==== Supplied material

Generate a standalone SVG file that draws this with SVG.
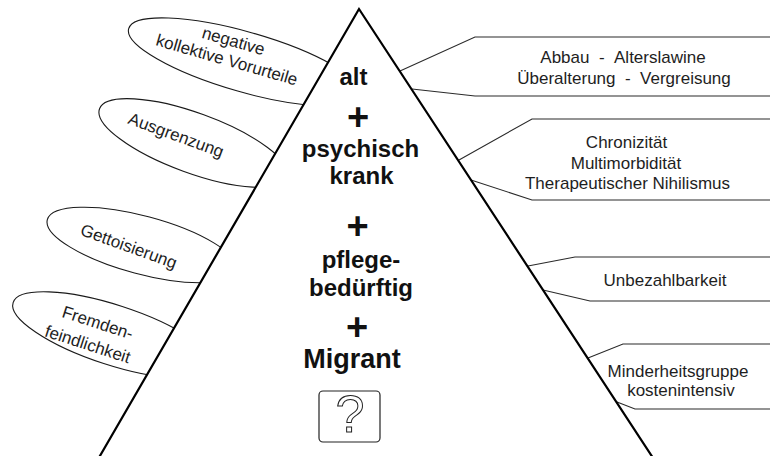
<svg xmlns="http://www.w3.org/2000/svg" width="770" height="456" viewBox="0 0 770 456">
<style>
.ell{fill:#fff;stroke:#1a1a1a;stroke-width:1.1}
.lt{font-family:"Liberation Sans",Arial,sans-serif;font-size:17px;fill:#1e1e1e;text-anchor:middle}
.ct{font-family:"Liberation Sans",Arial,sans-serif;font-weight:bold;font-size:24px;fill:#111;text-anchor:middle}
.plus{font-family:"Liberation Sans",Arial,sans-serif;font-weight:bold;font-size:38px;fill:#111;text-anchor:middle}
.con{fill:none;stroke:#2a2a2a;stroke-width:1.1}
.tri{fill:#fff;stroke:#000;stroke-width:2.2;stroke-linejoin:miter}
</style>
<rect width="770" height="456" fill="#fff"/>
<g id="ellipse-vorurteile"><ellipse class="ell" cx="245" cy="62" rx="121" ry="30" transform="rotate(16 245 62)"/></g>
<g id="ellipse-ausgrenzung"><ellipse class="ell" cx="193.5" cy="143" rx="100" ry="30" transform="rotate(20 193.5 143)"/></g>
<g id="ellipse-gettoisierung"><ellipse class="ell" cx="142" cy="245" rx="98" ry="29" transform="rotate(15 142 245)"/></g>
<g id="ellipse-fremdenfeindlichkeit"><ellipse class="ell" cx="113" cy="335" rx="105" ry="30" transform="rotate(18 113 335)"/></g>
<g id="connectors">
<polyline class="con" points="400,71 475,37 770,37"/>
<polyline class="con" points="412,89 475,96 770,96"/>
<polyline class="con" points="459,160 532,119 770,119"/>
<polyline class="con" points="471,180 532,200 770,200"/>
<polyline class="con" points="528,266 575,257 770,257"/>
<polyline class="con" points="543,290 590,301 770,301"/>
<polyline class="con" points="588,358 623,344 770,344"/>
<polyline class="con" points="617,402 635,409 770,409"/>
</g>
<g id="pyramid">
<polygon class="tri" points="359,9 97,461 655,461"/>
<text class="ct" x="353.5" y="85">alt</text>
<text class="plus" x="358" y="130">+</text>
<text class="ct" x="360.5" y="157">psychisch</text>
<text class="ct" x="361.5" y="184">krank</text>
<text class="plus" x="357.5" y="239">+</text>
<text class="ct" x="361" y="268">pflege-</text>
<text class="ct" x="361" y="296">bedürftig</text>
<text class="plus" x="357" y="340">+</text>
<text class="ct" x="352" y="368" style="font-size:27px">Migrant</text>
</g>
<g id="question-box">
<rect x="319" y="391" width="61" height="51" rx="4" fill="#fff" stroke="#222" stroke-width="1.2"/>
<text x="350" y="432" style="font-family:'Liberation Sans',Arial,sans-serif;font-size:52px;fill:#fff;stroke:#222;stroke-width:1;text-anchor:middle">?</text>
</g>
<g id="text-vorurteile">
<text class="lt" transform="translate(233.3,41.7) rotate(16)" y="5">negative</text>
<text class="lt" transform="translate(226.7,60.5) rotate(16)" y="5">kollektive Vorurteile</text>
</g>
<g id="text-ausgrenzung"><text class="lt" transform="translate(175.8,135.8) rotate(20)" y="5">Ausgrenzung</text></g>
<g id="text-gettoisierung"><text class="lt" transform="translate(128.5,247) rotate(20)" y="5">Gettoisierung</text></g>
<g id="text-fremden">
<text class="lt" transform="translate(97.5,323.5) rotate(18)" y="5">Fremden-</text>
<text class="lt" transform="translate(87.5,345) rotate(18)" y="5">feindlichkeit</text>
</g>
<g id="box-alter">
<text class="lt" x="623" y="63">Abbau &#160;- &#160;Alterslawine</text>
<text class="lt" x="624" y="84">Überalterung &#160;- &#160;Vergreisung</text>
</g>
<g id="box-chron">
<text class="lt" x="626.5" y="148">Chronizität</text>
<text class="lt" x="626" y="169">Multimorbidität</text>
<text class="lt" x="627.5" y="189">Therapeutischer Nihilismus</text>
</g>
<g id="box-unbezahl"><text class="lt" x="665" y="286">Unbezahlbarkeit</text></g>
<g id="box-minder">
<text class="lt" x="678" y="376.5">Minderheitsgruppe</text>
<text class="lt" x="681" y="395.5">kostenintensiv</text>
</g>
</svg>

========

> _Given request_:
Transcribe the listing in full. Omit the pictures and keep every line exact.

> _Complete answer_:
Generate a standalone SVG file that draws this with SVG.
<svg xmlns="http://www.w3.org/2000/svg" width="770" height="456" viewBox="0 0 770 456">
<style>
.ell{fill:#fff;stroke:#1a1a1a;stroke-width:1.1}
.lt{font-family:"Liberation Sans",Arial,sans-serif;font-size:17px;fill:#1e1e1e;text-anchor:middle}
.ct{font-family:"Liberation Sans",Arial,sans-serif;font-weight:bold;font-size:24px;fill:#111;text-anchor:middle}
.plus{font-family:"Liberation Sans",Arial,sans-serif;font-weight:bold;font-size:38px;fill:#111;text-anchor:middle}
.con{fill:none;stroke:#2a2a2a;stroke-width:1.1}
.tri{fill:#fff;stroke:#000;stroke-width:2.2;stroke-linejoin:miter}
</style>
<rect width="770" height="456" fill="#fff"/>
<g id="ellipse-vorurteile"><ellipse class="ell" cx="245" cy="62" rx="121" ry="30" transform="rotate(16 245 62)"/></g>
<g id="ellipse-ausgrenzung"><ellipse class="ell" cx="193.5" cy="143" rx="100" ry="30" transform="rotate(20 193.5 143)"/></g>
<g id="ellipse-gettoisierung"><ellipse class="ell" cx="142" cy="245" rx="98" ry="29" transform="rotate(15 142 245)"/></g>
<g id="ellipse-fremdenfeindlichkeit"><ellipse class="ell" cx="113" cy="335" rx="105" ry="30" transform="rotate(18 113 335)"/></g>
<g id="connectors">
<polyline class="con" points="400,71 475,37 770,37"/>
<polyline class="con" points="412,89 475,96 770,96"/>
<polyline class="con" points="459,160 532,119 770,119"/>
<polyline class="con" points="471,180 532,200 770,200"/>
<polyline class="con" points="528,266 575,257 770,257"/>
<polyline class="con" points="543,290 590,301 770,301"/>
<polyline class="con" points="588,358 623,344 770,344"/>
<polyline class="con" points="617,402 635,409 770,409"/>
</g>
<g id="pyramid">
<polygon class="tri" points="359,9 97,461 655,461"/>
<text class="ct" x="353.5" y="85">alt</text>
<text class="plus" x="358" y="130">+</text>
<text class="ct" x="360.5" y="157">psychisch</text>
<text class="ct" x="361.5" y="184">krank</text>
<text class="plus" x="357.5" y="239">+</text>
<text class="ct" x="361" y="268">pflege-</text>
<text class="ct" x="361" y="296">bedürftig</text>
<text class="plus" x="357" y="340">+</text>
<text class="ct" x="352" y="368" style="font-size:27px">Migrant</text>
</g>
<g id="question-box">
<rect x="319" y="391" width="61" height="51" rx="4" fill="#fff" stroke="#222" stroke-width="1.2"/>
<text x="350" y="432" style="font-family:'Liberation Sans',Arial,sans-serif;font-size:52px;fill:#fff;stroke:#222;stroke-width:1;text-anchor:middle">?</text>
</g>
<g id="text-vorurteile">
<text class="lt" transform="translate(233.3,41.7) rotate(16)" y="5">negative</text>
<text class="lt" transform="translate(226.7,60.5) rotate(16)" y="5">kollektive Vorurteile</text>
</g>
<g id="text-ausgrenzung"><text class="lt" transform="translate(175.8,135.8) rotate(20)" y="5">Ausgrenzung</text></g>
<g id="text-gettoisierung"><text class="lt" transform="translate(128.5,247) rotate(20)" y="5">Gettoisierung</text></g>
<g id="text-fremden">
<text class="lt" transform="translate(97.5,323.5) rotate(18)" y="5">Fremden-</text>
<text class="lt" transform="translate(87.5,345) rotate(18)" y="5">feindlichkeit</text>
</g>
<g id="box-alter">
<text class="lt" x="623" y="63">Abbau &#160;- &#160;Alterslawine</text>
<text class="lt" x="624" y="84">Überalterung &#160;- &#160;Vergreisung</text>
</g>
<g id="box-chron">
<text class="lt" x="626.5" y="148">Chronizität</text>
<text class="lt" x="626" y="169">Multimorbidität</text>
<text class="lt" x="627.5" y="189">Therapeutischer Nihilismus</text>
</g>
<g id="box-unbezahl"><text class="lt" x="665" y="286">Unbezahlbarkeit</text></g>
<g id="box-minder">
<text class="lt" x="678" y="376.5">Minderheitsgruppe</text>
<text class="lt" x="681" y="395.5">kostenintensiv</text>
</g>
</svg>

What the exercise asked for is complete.